INSTRUCTIONS TO FOLLOW – Everything in the data should be repeated exactly, save for the images.
━━━ DATA SHOWN
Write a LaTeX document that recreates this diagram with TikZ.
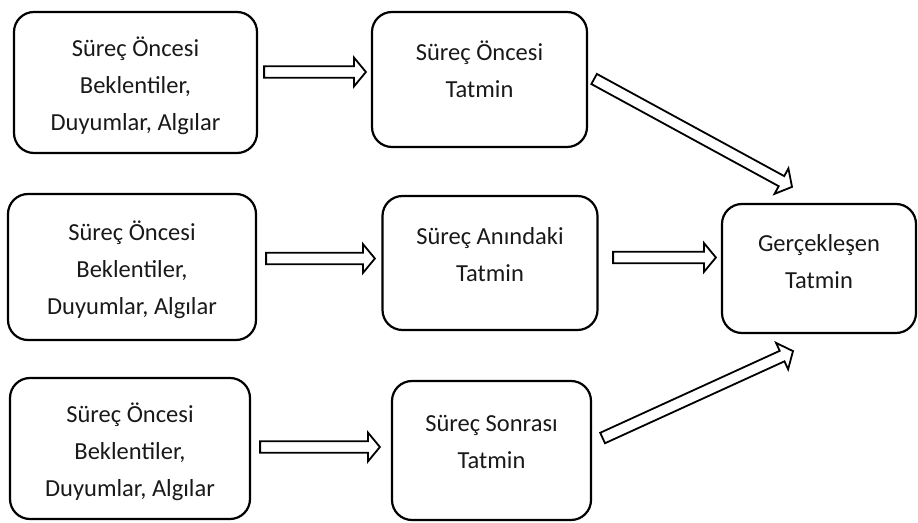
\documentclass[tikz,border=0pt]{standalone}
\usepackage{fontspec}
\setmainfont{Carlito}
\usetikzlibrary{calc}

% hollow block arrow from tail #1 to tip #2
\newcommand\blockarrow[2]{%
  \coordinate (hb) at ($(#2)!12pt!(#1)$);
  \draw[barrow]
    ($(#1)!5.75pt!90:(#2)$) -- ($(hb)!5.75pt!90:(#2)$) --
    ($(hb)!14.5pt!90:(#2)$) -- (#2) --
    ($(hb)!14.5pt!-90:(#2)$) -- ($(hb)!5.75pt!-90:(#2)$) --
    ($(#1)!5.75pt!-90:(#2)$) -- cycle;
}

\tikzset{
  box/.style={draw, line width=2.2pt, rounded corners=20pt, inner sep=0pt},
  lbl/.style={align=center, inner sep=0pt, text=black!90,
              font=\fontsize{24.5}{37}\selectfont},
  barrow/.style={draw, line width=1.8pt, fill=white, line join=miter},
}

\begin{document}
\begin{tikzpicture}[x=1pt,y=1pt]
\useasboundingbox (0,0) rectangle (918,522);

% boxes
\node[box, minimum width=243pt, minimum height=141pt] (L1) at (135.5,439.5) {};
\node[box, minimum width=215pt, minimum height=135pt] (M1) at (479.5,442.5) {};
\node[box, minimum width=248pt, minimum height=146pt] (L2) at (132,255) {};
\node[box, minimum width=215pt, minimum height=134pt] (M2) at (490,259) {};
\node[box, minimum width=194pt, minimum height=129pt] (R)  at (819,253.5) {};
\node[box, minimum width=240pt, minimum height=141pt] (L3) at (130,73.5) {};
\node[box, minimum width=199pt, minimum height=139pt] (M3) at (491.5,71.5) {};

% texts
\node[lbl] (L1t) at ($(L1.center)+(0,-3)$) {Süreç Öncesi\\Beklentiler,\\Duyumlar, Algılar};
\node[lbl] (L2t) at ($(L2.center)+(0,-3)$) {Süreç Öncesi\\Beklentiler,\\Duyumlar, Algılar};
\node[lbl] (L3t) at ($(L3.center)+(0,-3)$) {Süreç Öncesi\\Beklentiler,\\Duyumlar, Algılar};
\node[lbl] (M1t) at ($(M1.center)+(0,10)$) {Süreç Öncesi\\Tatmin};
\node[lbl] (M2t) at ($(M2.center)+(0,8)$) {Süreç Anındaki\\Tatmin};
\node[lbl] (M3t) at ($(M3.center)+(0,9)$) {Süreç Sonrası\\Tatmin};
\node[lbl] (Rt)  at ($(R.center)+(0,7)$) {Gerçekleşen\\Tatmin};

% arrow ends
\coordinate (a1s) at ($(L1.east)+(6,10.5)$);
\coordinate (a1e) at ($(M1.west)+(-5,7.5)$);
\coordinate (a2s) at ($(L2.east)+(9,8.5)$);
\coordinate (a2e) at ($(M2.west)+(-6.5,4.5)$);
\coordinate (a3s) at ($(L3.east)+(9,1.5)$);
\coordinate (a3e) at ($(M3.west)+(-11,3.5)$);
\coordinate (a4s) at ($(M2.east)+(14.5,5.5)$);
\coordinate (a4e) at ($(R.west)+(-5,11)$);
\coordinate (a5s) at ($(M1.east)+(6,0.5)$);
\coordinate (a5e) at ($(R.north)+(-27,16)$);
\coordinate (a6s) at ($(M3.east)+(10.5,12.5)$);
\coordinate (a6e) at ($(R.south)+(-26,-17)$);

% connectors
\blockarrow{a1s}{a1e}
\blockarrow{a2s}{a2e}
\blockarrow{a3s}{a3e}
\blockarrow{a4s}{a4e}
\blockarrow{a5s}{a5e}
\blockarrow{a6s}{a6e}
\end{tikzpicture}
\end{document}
━━━━━━
OUTPUT –
Write a LaTeX document that recreates this diagram with TikZ.
\documentclass[tikz,border=0pt]{standalone}
\usepackage{fontspec}
\setmainfont{Carlito}
\usetikzlibrary{calc}

% hollow block arrow from tail #1 to tip #2
\newcommand\blockarrow[2]{%
  \coordinate (hb) at ($(#2)!12pt!(#1)$);
  \draw[barrow]
    ($(#1)!5.75pt!90:(#2)$) -- ($(hb)!5.75pt!90:(#2)$) --
    ($(hb)!14.5pt!90:(#2)$) -- (#2) --
    ($(hb)!14.5pt!-90:(#2)$) -- ($(hb)!5.75pt!-90:(#2)$) --
    ($(#1)!5.75pt!-90:(#2)$) -- cycle;
}

\tikzset{
  box/.style={draw, line width=2.2pt, rounded corners=20pt, inner sep=0pt},
  lbl/.style={align=center, inner sep=0pt, text=black!90,
              font=\fontsize{24.5}{37}\selectfont},
  barrow/.style={draw, line width=1.8pt, fill=white, line join=miter},
}

\begin{document}
\begin{tikzpicture}[x=1pt,y=1pt]
\useasboundingbox (0,0) rectangle (918,522);

% boxes
\node[box, minimum width=243pt, minimum height=141pt] (L1) at (135.5,439.5) {};
\node[box, minimum width=215pt, minimum height=135pt] (M1) at (479.5,442.5) {};
\node[box, minimum width=248pt, minimum height=146pt] (L2) at (132,255) {};
\node[box, minimum width=215pt, minimum height=134pt] (M2) at (490,259) {};
\node[box, minimum width=194pt, minimum height=129pt] (R)  at (819,253.5) {};
\node[box, minimum width=240pt, minimum height=141pt] (L3) at (130,73.5) {};
\node[box, minimum width=199pt, minimum height=139pt] (M3) at (491.5,71.5) {};

% texts
\node[lbl] (L1t) at ($(L1.center)+(0,-3)$) {Süreç Öncesi\\Beklentiler,\\Duyumlar, Algılar};
\node[lbl] (L2t) at ($(L2.center)+(0,-3)$) {Süreç Öncesi\\Beklentiler,\\Duyumlar, Algılar};
\node[lbl] (L3t) at ($(L3.center)+(0,-3)$) {Süreç Öncesi\\Beklentiler,\\Duyumlar, Algılar};
\node[lbl] (M1t) at ($(M1.center)+(0,10)$) {Süreç Öncesi\\Tatmin};
\node[lbl] (M2t) at ($(M2.center)+(0,8)$) {Süreç Anındaki\\Tatmin};
\node[lbl] (M3t) at ($(M3.center)+(0,9)$) {Süreç Sonrası\\Tatmin};
\node[lbl] (Rt)  at ($(R.center)+(0,7)$) {Gerçekleşen\\Tatmin};

% arrow ends
\coordinate (a1s) at ($(L1.east)+(6,10.5)$);
\coordinate (a1e) at ($(M1.west)+(-5,7.5)$);
\coordinate (a2s) at ($(L2.east)+(9,8.5)$);
\coordinate (a2e) at ($(M2.west)+(-6.5,4.5)$);
\coordinate (a3s) at ($(L3.east)+(9,1.5)$);
\coordinate (a3e) at ($(M3.west)+(-11,3.5)$);
\coordinate (a4s) at ($(M2.east)+(14.5,5.5)$);
\coordinate (a4e) at ($(R.west)+(-5,11)$);
\coordinate (a5s) at ($(M1.east)+(6,0.5)$);
\coordinate (a5e) at ($(R.north)+(-27,16)$);
\coordinate (a6s) at ($(M3.east)+(10.5,12.5)$);
\coordinate (a6e) at ($(R.south)+(-26,-17)$);

% connectors
\blockarrow{a1s}{a1e}
\blockarrow{a2s}{a2e}
\blockarrow{a3s}{a3e}
\blockarrow{a4s}{a4e}
\blockarrow{a5s}{a5e}
\blockarrow{a6s}{a6e}
\end{tikzpicture}
\end{document}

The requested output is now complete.